*To do:* Write out the full listing exactly as given, minus the images.

** START OF Information supplied **

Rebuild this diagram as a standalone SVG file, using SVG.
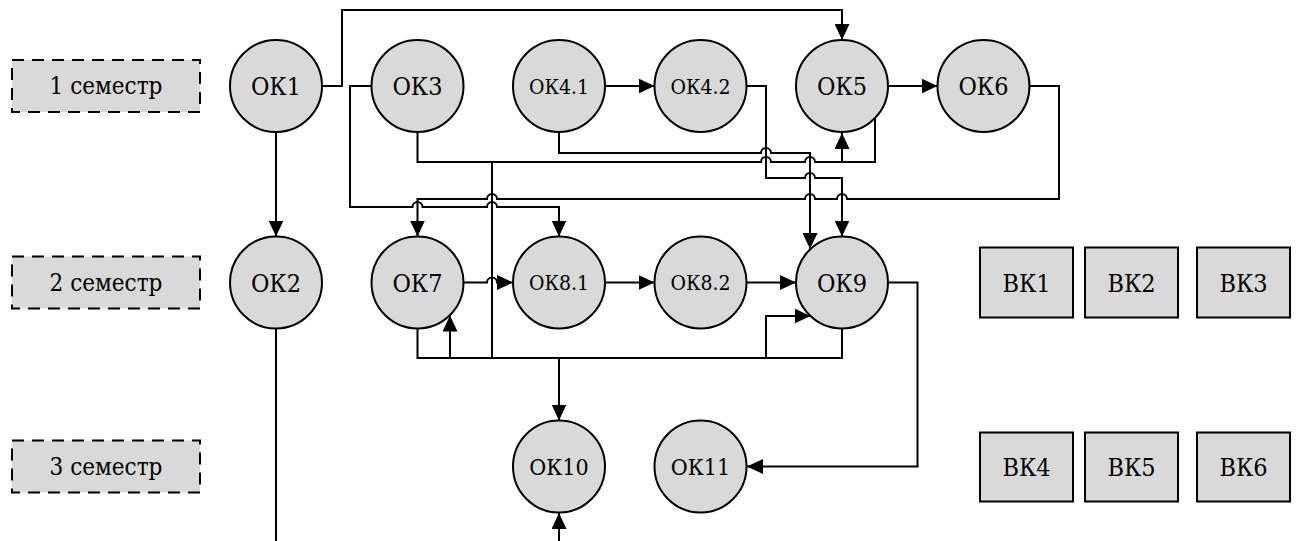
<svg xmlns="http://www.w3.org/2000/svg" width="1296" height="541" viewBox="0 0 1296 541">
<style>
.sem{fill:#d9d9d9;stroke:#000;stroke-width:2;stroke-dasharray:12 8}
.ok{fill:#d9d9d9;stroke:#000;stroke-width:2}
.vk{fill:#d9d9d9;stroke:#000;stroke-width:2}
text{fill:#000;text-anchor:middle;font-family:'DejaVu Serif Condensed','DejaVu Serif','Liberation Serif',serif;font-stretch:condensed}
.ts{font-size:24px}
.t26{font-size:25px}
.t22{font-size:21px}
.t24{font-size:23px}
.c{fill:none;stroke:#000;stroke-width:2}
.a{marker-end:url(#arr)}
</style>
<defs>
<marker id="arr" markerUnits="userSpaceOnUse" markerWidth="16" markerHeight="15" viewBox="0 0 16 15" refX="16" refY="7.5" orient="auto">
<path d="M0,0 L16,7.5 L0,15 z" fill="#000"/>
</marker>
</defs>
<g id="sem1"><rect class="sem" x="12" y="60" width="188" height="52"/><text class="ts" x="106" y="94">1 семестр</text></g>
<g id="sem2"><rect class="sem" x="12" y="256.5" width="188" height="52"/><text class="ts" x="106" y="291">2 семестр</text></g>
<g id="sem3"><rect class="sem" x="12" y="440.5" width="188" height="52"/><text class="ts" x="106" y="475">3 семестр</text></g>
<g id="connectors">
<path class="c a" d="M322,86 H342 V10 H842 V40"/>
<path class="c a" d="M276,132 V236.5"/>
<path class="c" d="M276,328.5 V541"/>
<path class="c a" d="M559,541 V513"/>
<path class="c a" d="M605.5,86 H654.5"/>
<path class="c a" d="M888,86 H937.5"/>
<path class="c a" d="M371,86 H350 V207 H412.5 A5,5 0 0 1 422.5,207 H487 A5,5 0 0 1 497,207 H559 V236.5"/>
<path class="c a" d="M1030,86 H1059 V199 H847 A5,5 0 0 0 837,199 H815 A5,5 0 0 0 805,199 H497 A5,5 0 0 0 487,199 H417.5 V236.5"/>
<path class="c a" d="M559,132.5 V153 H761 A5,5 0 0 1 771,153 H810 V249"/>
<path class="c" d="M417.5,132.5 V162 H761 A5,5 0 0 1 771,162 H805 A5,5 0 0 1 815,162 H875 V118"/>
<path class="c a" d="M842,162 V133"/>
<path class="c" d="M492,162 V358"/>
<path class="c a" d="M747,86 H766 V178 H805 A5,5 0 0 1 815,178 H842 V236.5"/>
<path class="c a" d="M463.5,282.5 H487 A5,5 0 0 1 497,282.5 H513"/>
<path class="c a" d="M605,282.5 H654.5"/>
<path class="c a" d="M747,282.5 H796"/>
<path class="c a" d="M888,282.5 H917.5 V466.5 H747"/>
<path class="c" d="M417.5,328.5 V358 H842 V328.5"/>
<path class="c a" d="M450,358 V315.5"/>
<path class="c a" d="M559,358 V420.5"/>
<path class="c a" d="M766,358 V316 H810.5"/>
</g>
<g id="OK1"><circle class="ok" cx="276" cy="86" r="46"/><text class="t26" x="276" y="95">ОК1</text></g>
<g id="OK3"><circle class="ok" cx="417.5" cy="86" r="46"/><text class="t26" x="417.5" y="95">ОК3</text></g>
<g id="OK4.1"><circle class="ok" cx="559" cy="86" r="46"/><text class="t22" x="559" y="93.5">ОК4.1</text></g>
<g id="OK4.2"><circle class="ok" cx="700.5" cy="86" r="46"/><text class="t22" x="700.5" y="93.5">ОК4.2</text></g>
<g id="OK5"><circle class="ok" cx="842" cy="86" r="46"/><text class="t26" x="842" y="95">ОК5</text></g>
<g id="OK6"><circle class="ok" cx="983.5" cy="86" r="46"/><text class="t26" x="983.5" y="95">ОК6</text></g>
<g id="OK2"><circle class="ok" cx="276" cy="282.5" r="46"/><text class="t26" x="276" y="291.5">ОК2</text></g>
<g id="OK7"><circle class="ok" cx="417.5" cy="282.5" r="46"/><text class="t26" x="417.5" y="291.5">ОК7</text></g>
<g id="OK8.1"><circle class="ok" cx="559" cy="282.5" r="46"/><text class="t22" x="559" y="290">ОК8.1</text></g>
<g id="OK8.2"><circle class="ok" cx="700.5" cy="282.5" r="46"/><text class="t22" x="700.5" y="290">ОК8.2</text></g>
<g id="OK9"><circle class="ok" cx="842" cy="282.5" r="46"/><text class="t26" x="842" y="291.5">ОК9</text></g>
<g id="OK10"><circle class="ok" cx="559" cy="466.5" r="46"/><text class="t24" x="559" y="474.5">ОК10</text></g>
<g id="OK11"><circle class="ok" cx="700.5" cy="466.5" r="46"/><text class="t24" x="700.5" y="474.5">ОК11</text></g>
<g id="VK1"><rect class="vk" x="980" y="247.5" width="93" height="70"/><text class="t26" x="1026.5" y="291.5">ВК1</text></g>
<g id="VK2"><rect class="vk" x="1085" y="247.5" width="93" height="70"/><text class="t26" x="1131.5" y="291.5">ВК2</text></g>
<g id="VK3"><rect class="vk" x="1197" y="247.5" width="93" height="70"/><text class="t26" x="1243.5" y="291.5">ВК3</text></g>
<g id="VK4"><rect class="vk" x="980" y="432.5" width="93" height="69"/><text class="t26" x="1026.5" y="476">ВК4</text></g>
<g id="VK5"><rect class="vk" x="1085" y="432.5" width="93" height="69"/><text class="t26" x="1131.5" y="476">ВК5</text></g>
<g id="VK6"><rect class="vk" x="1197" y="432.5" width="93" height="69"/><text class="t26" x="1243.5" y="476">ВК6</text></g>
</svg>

** END OF Information supplied **

*Answer below:*
Rebuild this diagram as a standalone SVG file, using SVG.
<svg xmlns="http://www.w3.org/2000/svg" width="1296" height="541" viewBox="0 0 1296 541">
<style>
.sem{fill:#d9d9d9;stroke:#000;stroke-width:2;stroke-dasharray:12 8}
.ok{fill:#d9d9d9;stroke:#000;stroke-width:2}
.vk{fill:#d9d9d9;stroke:#000;stroke-width:2}
text{fill:#000;text-anchor:middle;font-family:'DejaVu Serif Condensed','DejaVu Serif','Liberation Serif',serif;font-stretch:condensed}
.ts{font-size:24px}
.t26{font-size:25px}
.t22{font-size:21px}
.t24{font-size:23px}
.c{fill:none;stroke:#000;stroke-width:2}
.a{marker-end:url(#arr)}
</style>
<defs>
<marker id="arr" markerUnits="userSpaceOnUse" markerWidth="16" markerHeight="15" viewBox="0 0 16 15" refX="16" refY="7.5" orient="auto">
<path d="M0,0 L16,7.5 L0,15 z" fill="#000"/>
</marker>
</defs>
<g id="sem1"><rect class="sem" x="12" y="60" width="188" height="52"/><text class="ts" x="106" y="94">1 семестр</text></g>
<g id="sem2"><rect class="sem" x="12" y="256.5" width="188" height="52"/><text class="ts" x="106" y="291">2 семестр</text></g>
<g id="sem3"><rect class="sem" x="12" y="440.5" width="188" height="52"/><text class="ts" x="106" y="475">3 семестр</text></g>
<g id="connectors">
<path class="c a" d="M322,86 H342 V10 H842 V40"/>
<path class="c a" d="M276,132 V236.5"/>
<path class="c" d="M276,328.5 V541"/>
<path class="c a" d="M559,541 V513"/>
<path class="c a" d="M605.5,86 H654.5"/>
<path class="c a" d="M888,86 H937.5"/>
<path class="c a" d="M371,86 H350 V207 H412.5 A5,5 0 0 1 422.5,207 H487 A5,5 0 0 1 497,207 H559 V236.5"/>
<path class="c a" d="M1030,86 H1059 V199 H847 A5,5 0 0 0 837,199 H815 A5,5 0 0 0 805,199 H497 A5,5 0 0 0 487,199 H417.5 V236.5"/>
<path class="c a" d="M559,132.5 V153 H761 A5,5 0 0 1 771,153 H810 V249"/>
<path class="c" d="M417.5,132.5 V162 H761 A5,5 0 0 1 771,162 H805 A5,5 0 0 1 815,162 H875 V118"/>
<path class="c a" d="M842,162 V133"/>
<path class="c" d="M492,162 V358"/>
<path class="c a" d="M747,86 H766 V178 H805 A5,5 0 0 1 815,178 H842 V236.5"/>
<path class="c a" d="M463.5,282.5 H487 A5,5 0 0 1 497,282.5 H513"/>
<path class="c a" d="M605,282.5 H654.5"/>
<path class="c a" d="M747,282.5 H796"/>
<path class="c a" d="M888,282.5 H917.5 V466.5 H747"/>
<path class="c" d="M417.5,328.5 V358 H842 V328.5"/>
<path class="c a" d="M450,358 V315.5"/>
<path class="c a" d="M559,358 V420.5"/>
<path class="c a" d="M766,358 V316 H810.5"/>
</g>
<g id="OK1"><circle class="ok" cx="276" cy="86" r="46"/><text class="t26" x="276" y="95">ОК1</text></g>
<g id="OK3"><circle class="ok" cx="417.5" cy="86" r="46"/><text class="t26" x="417.5" y="95">ОК3</text></g>
<g id="OK4.1"><circle class="ok" cx="559" cy="86" r="46"/><text class="t22" x="559" y="93.5">ОК4.1</text></g>
<g id="OK4.2"><circle class="ok" cx="700.5" cy="86" r="46"/><text class="t22" x="700.5" y="93.5">ОК4.2</text></g>
<g id="OK5"><circle class="ok" cx="842" cy="86" r="46"/><text class="t26" x="842" y="95">ОК5</text></g>
<g id="OK6"><circle class="ok" cx="983.5" cy="86" r="46"/><text class="t26" x="983.5" y="95">ОК6</text></g>
<g id="OK2"><circle class="ok" cx="276" cy="282.5" r="46"/><text class="t26" x="276" y="291.5">ОК2</text></g>
<g id="OK7"><circle class="ok" cx="417.5" cy="282.5" r="46"/><text class="t26" x="417.5" y="291.5">ОК7</text></g>
<g id="OK8.1"><circle class="ok" cx="559" cy="282.5" r="46"/><text class="t22" x="559" y="290">ОК8.1</text></g>
<g id="OK8.2"><circle class="ok" cx="700.5" cy="282.5" r="46"/><text class="t22" x="700.5" y="290">ОК8.2</text></g>
<g id="OK9"><circle class="ok" cx="842" cy="282.5" r="46"/><text class="t26" x="842" y="291.5">ОК9</text></g>
<g id="OK10"><circle class="ok" cx="559" cy="466.5" r="46"/><text class="t24" x="559" y="474.5">ОК10</text></g>
<g id="OK11"><circle class="ok" cx="700.5" cy="466.5" r="46"/><text class="t24" x="700.5" y="474.5">ОК11</text></g>
<g id="VK1"><rect class="vk" x="980" y="247.5" width="93" height="70"/><text class="t26" x="1026.5" y="291.5">ВК1</text></g>
<g id="VK2"><rect class="vk" x="1085" y="247.5" width="93" height="70"/><text class="t26" x="1131.5" y="291.5">ВК2</text></g>
<g id="VK3"><rect class="vk" x="1197" y="247.5" width="93" height="70"/><text class="t26" x="1243.5" y="291.5">ВК3</text></g>
<g id="VK4"><rect class="vk" x="980" y="432.5" width="93" height="69"/><text class="t26" x="1026.5" y="476">ВК4</text></g>
<g id="VK5"><rect class="vk" x="1085" y="432.5" width="93" height="69"/><text class="t26" x="1131.5" y="476">ВК5</text></g>
<g id="VK6"><rect class="vk" x="1197" y="432.5" width="93" height="69"/><text class="t26" x="1243.5" y="476">ВК6</text></g>
</svg>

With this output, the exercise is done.